MEDENİ İNSANLAR KONUŞMALI AMA ÇEVRE MUHAFAZAKAR
Şüphesiz, eğitimli ve modern insanların böyle bir durumda oturup medeni şekilde konuşması gerekir. Ancak nispeten muhafazakar bir çevrede yaşayan sanık ile maktülün birbirlerinin kadına bakış açısı, namus anlayışları nazara alındığında özellikle maktülün sanık ile nişanlandığını bildiği N. ile ilişkisinde daha dikkatli olması, en azından sanığın namusu gördüğü N. hakkında tahrik edici ifadeler kullanmaması gerekirdi."

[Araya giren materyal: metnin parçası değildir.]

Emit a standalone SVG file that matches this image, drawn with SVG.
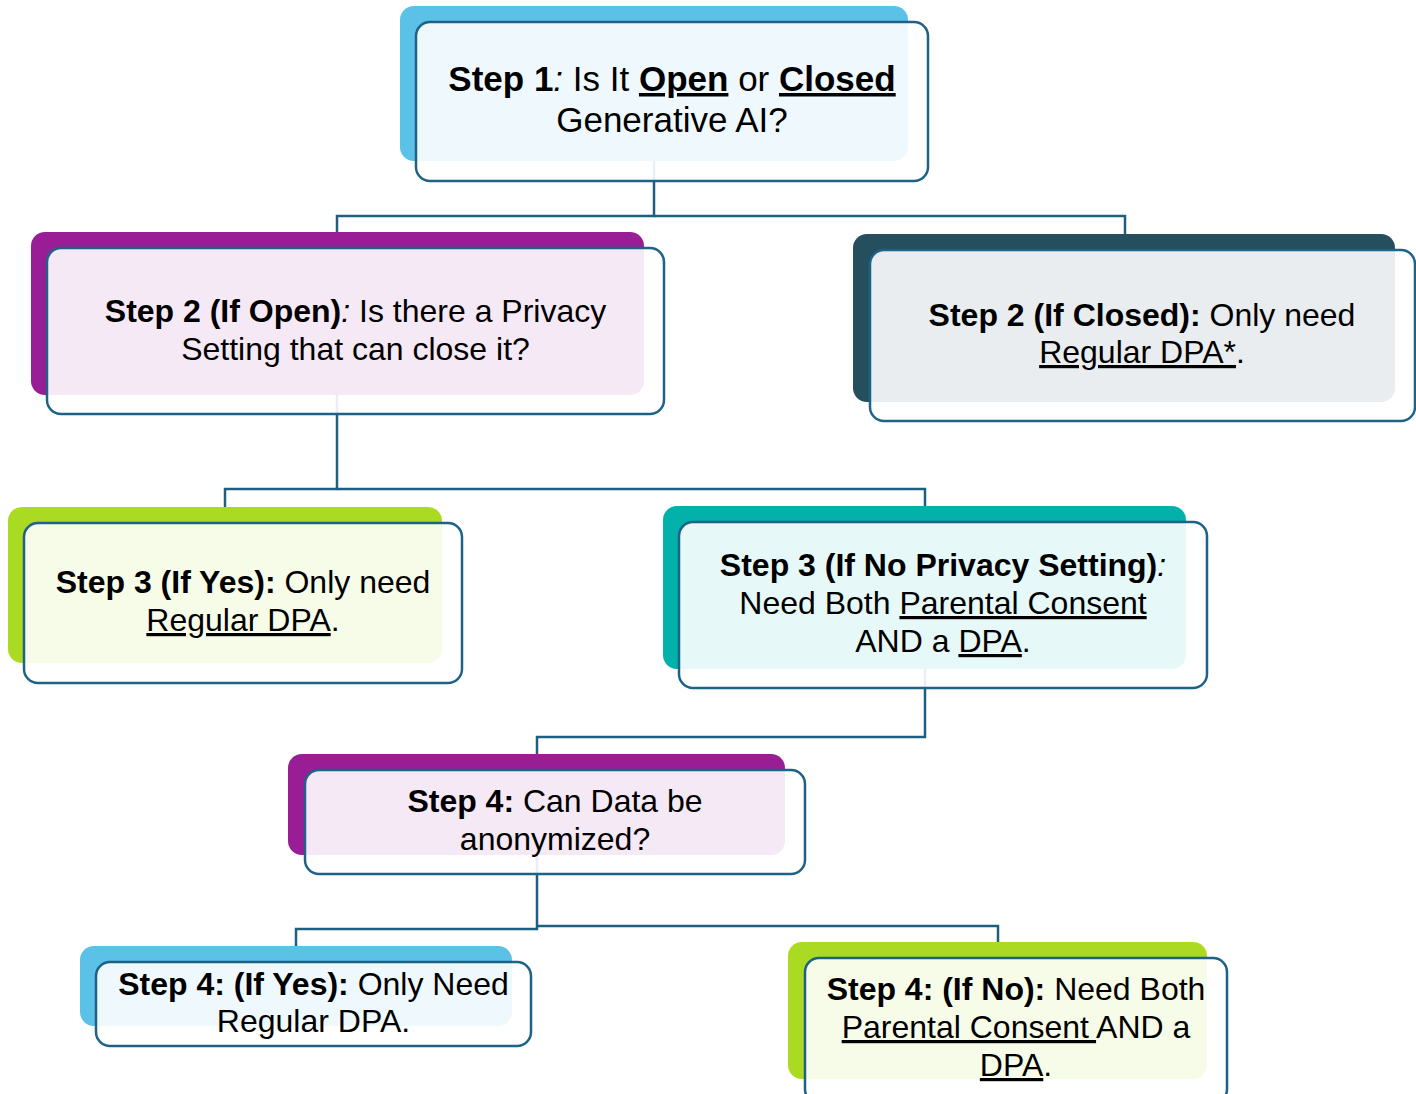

"NAMUSUNU KURTARMA" GEREKÇESİ TÖREYE GİRER
Yargıtay 1. Ceza Dairesi ise C.Ö'nün "töre saiki ile öldürme" suçundan ceza verilmesi ve tahrik indirimi yapılmaması gerektiğine hükmederek mahkeme kararını bozdu. Kararda "Sanığın, G.A'nın nişanlısıyla görüşmesini kendisinin ve ailesinin namusu ve şerefini eksilten bir davranış olarak nitelendirerek eylemini töre ve namusunu kurtarmak saikiyle yaptığı" belirtildi. Bozma üzerine dosya yerel mahkemeye gitti. Mahkeme bu defa Yargıtay'ın kararına uyarak C.Ö'yü ağırlaştırılmış müebbete mahkum etti.
Dosyanın ikinci kez geldiği 1. Ceza Dairesi bu kararı onadı. Ancak bu defa Yargıtay Başsavcılığı karara çok çarpıcı gerekçelerle itiraz etti. Genel Kurula gönderilen itirazda, haksız tahrik indirimi yapılması gerektiği şöyle savunuldu:

"AİLE MECLİSİ YA DA AŞİRET KARARI YOKSA TÖRE SAYILMAZ"

 "Töre saikiyle işlenen suçlar, bireysel bir tepkiden ziyade aile fertlerinin çoğu kez de aşiret üyeleri gibi geniş bir insan kitlesinin karar sürecine dahil olmasını gerektirir. Faille mağdur arasında bir akrabalık ilişkisinin olması yasal bir zorunluluk değilse de töre cinayetleri genellikle geniş aile yapısı içinde aile bireylerine karşı işlenmektedir.

"TÖRE, BİR BÖLGENİN İŞİ"

Araştırmalar, namus cinayetlerinin töre cinayetlerinden farklı olarak algılandığını ve namus cinayetlerinin daha ziyade bireysel bir eylem olarak değerlendirildiğini, töre ile veya herhangi bir bölge ile ilişkilendirilmediği görülür.

"ALDATAN KARISINI ÖLDÜRENİN CEZASI İNDİRİLMELİ"

Örneğin, rızasıyla başka bir kişiyle ilişkide bulunan kadının kocası tarafından öldürülmesinde, koca namusunu temizlemek saikiyle hareket etmektedir. Fakat kadının eylemi hukuk düzeni tarafından kabul görmez. Sadakat yükümlülüğüne aykırı davranıştır. Koca hakkında haksız tahrik hükümlerinin uygulanması gerekir.

"BAŞKASININ NİŞANLISI İLE İLİŞKİ KURMAK HAKSIZ TAHRİKTİR"

Sanığın nişanlısı olan N.'nin maktül ile rızasıyla ilişkide bulunduğunu bilmesi halinde dahi haksız tahrik uygulanmalıdır. Başkasının nişanlısı ile ilişki yaşayan kişinin eylemi de öbür nişanlı bakımından haksız eylem oluşturur."

GENEL KURUL DA "İNDİRİM YAPILMALI" DEDİ
İtirazda, sanığın taammüden, yani planlayarak öldürme suçunu da işlemediği, maktülle 10 dakika konuşmuş olmasının olayın spontane geliştiğini gösterdiği savunuldu ve sanığa haksız tahrik altında kasten öldürme suçundan 12 - 18 yıl arası hapis cezası verilmesi istendi. Ceza Genel Kurulu da itirazı kabul etti.

"YENİ" ÜYELERİN OYUYLA
Genel Kurul'daki görüşmeler sırasında yeni Yargıtay üyelerinin tamamının Başsavcılığın itirazının kabulü yönünde oy kullandığı, eski üyelerin ise ikiye bölündüğü öğrenildi.